Dans cette atmosphère surannée vit un petit monde hétéroclite dont les protagonistes se croisent sans cesse. Une vendeuse de canaris, un coiffeur fou, des petits vieux qui chaque jour font passer le temps en bavardant. Au centre, le narrateur est un peu égaré, écrivain en mal de succès qui survit de bouts de ficelle.
Une nuit dans le tram, un inconnu lui souffle à l’oreille : “La solitude est un cercueil de verre”, puis disparaît. Le narrateur découvrant peu après un mort par noyade, il se persuade qu’il a été assassiné par le messager funeste. Il décide de mener l’enquête, malgré l’agacement de l’inspecteur de police qui apprécie peu de se retrouver avec ce blanc-bec dans les pattes.
Quelques éléments autobiographiques de-ci de-là
Mais au fond, Bradbury nous parle peut-être avant tout de lui. Il nous plonge dans une Californie disparue, celle où il est arrivé à l’âge de 14 ans et où il a passé sa jeunesse. On peut aussi reconnaître, dans la petite ville verdoyante du nord de l’Illinois dont le narrateur rêve chaque nuit, les lieux où Bradbury a vécu enfant. Et le livre fourmille de clins d’œil aux artistes qui l’ont marqué.
Ainsi, cette scène en forme d’hommage à un certain âge d’or hollywoodien, lorsque le jeune écrivain croise dans une soirée toutes sortes de personnalités qui ont marqué le cinéma outre-Atlantique, telle l’actrice Salka Viertel – “elle a écrit des scénarios pour Garbo, dans le temps” – ou Ben Goetz, “qui a dirigé l’antenne de MGM à Londres”.

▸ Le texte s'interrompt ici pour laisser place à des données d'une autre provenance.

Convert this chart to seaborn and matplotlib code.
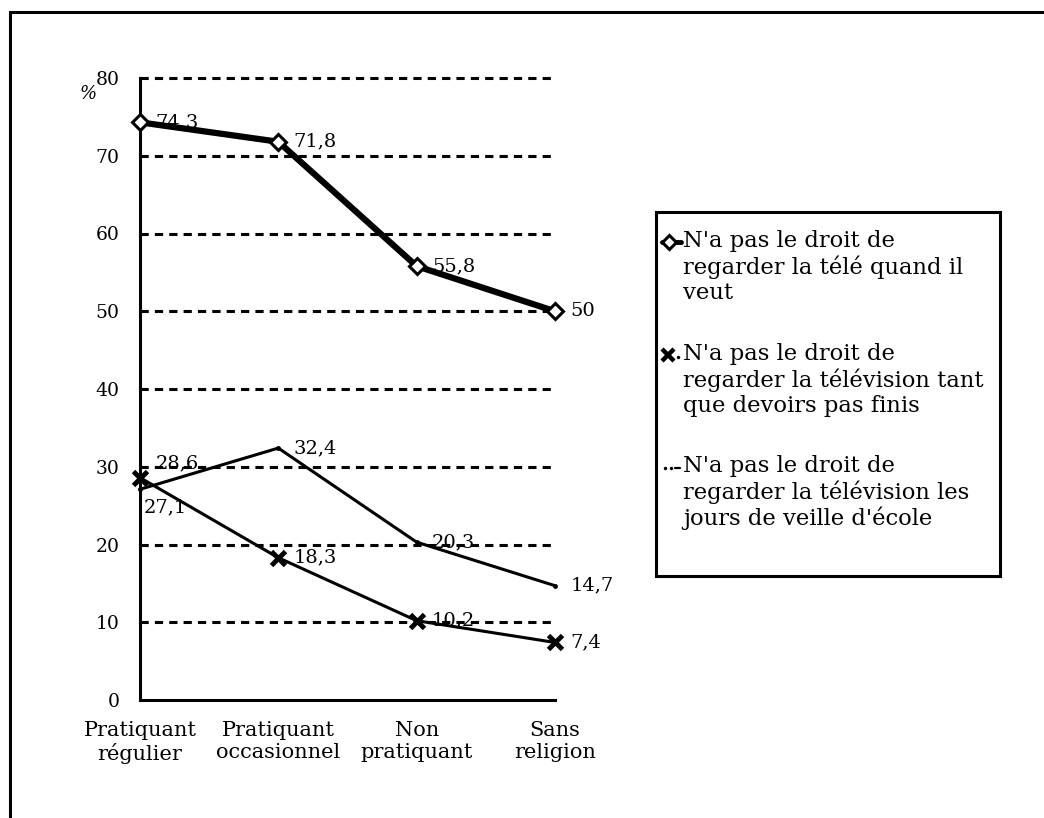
import matplotlib
matplotlib.use("Agg")
import matplotlib.pyplot as plt
from matplotlib.lines import Line2D
from matplotlib.patches import Rectangle
import seaborn as sns
import pandas as pd

categories = ["Pratiquant\nrégulier", "Pratiquant\noccasionnel", "Non\npratiquant", "Sans\nreligion"]
tele_quand_il_veut = [74.3, 71.8, 55.8, 50.0]
devoirs_pas_finis = [28.6, 18.3, 10.2, 7.4]
veille_ecole = [27.1, 32.4, 20.3, 14.7]
value_labels_1 = ["74,3", "71,8", "55,8", "50"]
value_labels_2 = ["28,6", "18,3", "10,2", "7,4"]
value_labels_3 = ["27,1", "32,4", "20,3", "14,7"]
legend_labels = [
    "N'a pas le droit de\nregarder la télé quand il\nveut",
    "N'a pas le droit de\nregarder la télévision tant\nque devoirs pas finis",
    "N'a pas le droit de\nregarder la télévision les\njours de veille d'école",
]
y_ticks = [0, 10, 20, 30, 40, 50, 60, 70, 80]

sns.set_theme(style="white")
plt.rcParams["font.family"] = ["DejaVu Serif"]
plt.rcParams["font.size"] = 13.5
plt.rcParams["text.color"] = "black"
plt.rcParams["xtick.color"] = "black"
plt.rcParams["ytick.color"] = "black"
plt.rcParams["axes.labelcolor"] = "black"

W, H = 1044, 818
fig = plt.figure(figsize=(W / 100, H / 100), dpi=100)
fig.patch.set_facecolor("white")
ax = fig.add_axes([140 / W, 1 - 700 / H, (555 - 140) / W, (700 - 78) / H])
ax.set_facecolor("white")


def fx(px):
    return px / W


def fy(py):
    return 1 - py / H


# outer frame (only top and left edges fall inside the canvas)
fig.add_artist(Rectangle((fx(10), -0.05), 1.2, fy(12) + 0.05,
                         transform=fig.transFigure, fill=False,
                         edgecolor="black", linewidth=2.2, zorder=0))

df = pd.DataFrame({
    "cat": list(range(len(categories))) * 3,
    "val": tele_quand_il_veut + devoirs_pas_finis + veille_ecole,
    "serie": ["a"] * 4 + ["b"] * 4 + ["c"] * 4,
})

# dashed horizontal gridlines
for t in y_ticks[1:]:
    ax.axhline(t, color="black", lw=2.2, ls=(0, (2.7, 2.0)), zorder=1, clip_on=False)

sns.lineplot(data=df[df.serie == "b"], x="cat", y="val", ax=ax, color="black",
             lw=2.2, marker="x", markersize=10, markeredgewidth=3.5,
             markeredgecolor="black", zorder=3, legend=False, clip_on=False)
sns.lineplot(data=df[df.serie == "c"], x="cat", y="val", ax=ax, color="black",
             lw=2.2, marker="o", markersize=3.5, markeredgewidth=0,
             markerfacecolor="black", zorder=3, legend=False, clip_on=False)
sns.lineplot(data=df[df.serie == "a"], x="cat", y="val", ax=ax, color="black",
             lw=4.5, marker="D", markersize=8, markeredgewidth=2.2,
             markerfacecolor="white", markeredgecolor="black", zorder=4,
             legend=False, clip_on=False)


# value labels
def label(i, v, txt, dx=11, dy=0):
    ax.annotate(txt, (i, v), xytext=(dx, dy), textcoords="offset points",
                ha="left", va="center", fontsize=14, zorder=5,
                annotation_clip=False)


for i, (v, t) in enumerate(zip(tele_quand_il_veut, value_labels_1)):
    label(i, v, t, dy=0)
for i, (v, t) in enumerate(zip(devoirs_pas_finis, value_labels_2)):
    if i == 0:
        label(i, v, t, dx=11, dy=10)
    else:
        label(i, v, t, dy=0)
for i, (v, t) in enumerate(zip(veille_ecole, value_labels_3)):
    if i == 0:
        label(i, v, t, dx=3, dy=-13)
    else:
        label(i, v, t, dy=0)

ax.set_xlim(0, 3)
ax.set_ylim(0, 80)
ax.set_xticks(range(len(categories)))
ax.set_xticklabels(categories, fontsize=15, linespacing=1.2)
ax.set_yticks(y_ticks)
ax.set_yticklabels([str(t) for t in y_ticks], fontsize=13.5)
ax.set_xlabel("")
ax.set_ylabel("")
for s in ["top", "right"]:
    ax.spines[s].set_visible(False)
for s in ["left", "bottom"]:
    ax.spines[s].set_linewidth(2.2)
    ax.spines[s].set_color("black")
    ax.spines[s].set_zorder(2)
ax.tick_params(axis="x", direction="inout", length=12, width=2, color="black", pad=9)
ax.tick_params(axis="y", direction="inout", length=9, width=2, color="black", pad=10)

ax.text(-0.145, 0.974, "%", transform=ax.transAxes, fontsize=13, style="italic",
        ha="left", va="center")

# legend box drawn in figure pixels
fig.add_artist(Rectangle((fx(656), fy(576)), fx(1000) - fx(656), fy(212) - fy(576),
                         transform=fig.transFigure, fill=False,
                         edgecolor="black", linewidth=2.2, zorder=5))
entry_y = [242, 355, 467]
for yy, txt in zip(entry_y, legend_labels):
    fig.text(fx(683), fy(yy - 12), txt, fontsize=16.3, linespacing=1.17,
             ha="left", va="top")

# legend keys
fig.add_artist(Line2D([fx(662), fx(681)], [fy(242), fy(242)], transform=fig.transFigure,
                      color="black", lw=3.5))
fig.add_artist(Line2D([fx(669)], [fy(242)], transform=fig.transFigure, color="black",
                      marker="D", markersize=7, markerfacecolor="white",
                      markeredgewidth=2.2, ls="none"))
fig.add_artist(Line2D([fx(668)], [fy(355)], transform=fig.transFigure, color="black",
                      marker="x", markersize=8, markeredgewidth=3.2, ls="none"))
fig.add_artist(Line2D([fx(678)], [fy(357)], transform=fig.transFigure, color="black",
                      marker="o", markersize=2.5, markeredgewidth=0, ls="none"))
fig.add_artist(Line2D([fx(665), fx(671)], [fy(468), fy(468)], transform=fig.transFigure,
                      color="black", marker="o", markersize=2.5, markeredgewidth=0,
                      ls="none"))
fig.add_artist(Line2D([fx(675), fx(680)], [fy(468), fy(468)], transform=fig.transFigure,
                      color="black", lw=1.6))

fig.savefig("out.png", dpi=100, facecolor="white")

De la même façon, le narrateur avoue dans une envolée lyrique son admiration pour Aldous Huxley : “Huxley était l’une de mes folies, l’une de mes plus formidables envies. Je rêvais d’être aussi brillant, aussi doué, d’une suprématie aussi évidente. Et dire que je pouvais le rencontrer.”
Entre les lignes sa conception de la littérature
La dimension autobiographique apparaît chez le héros, car le jeune écrivain fauché et plein d’espoir qui passe ses nuits sur sa machine à écrire est probablement un autoportrait de cet auteur qui a commencé à publier à 17 ans et, sans fréquenter d’université, a décidé très tôt de se consacrer à l’écriture.
Le lecteur appréciera sûrement d’aller de rebondissement en rebondissement aux côtés de cet antihéros un brin philosophe, quand Bradbury s’amuse à nous dérouter et à glisser entre les lignes sa conception de la littérature. Le narrateur rédige sur sa machine à écrire les étranges aventures dont il est témoin à mesure qu’elles se déroulent, et parfois il les devance.
Aussi, plusieurs possibilités sont à envisager : on peut considérer qu’il est difficile de distinguer la vérité de ce qui relève de son imagination, mais il est possible que ses dons lui permettent, mieux que l’inspecteur chargé de l’enquête, d’élucider l’énigme. Et peut-être même possède-t-il, bien malgré lui, le pouvoir de provoquer la réalité.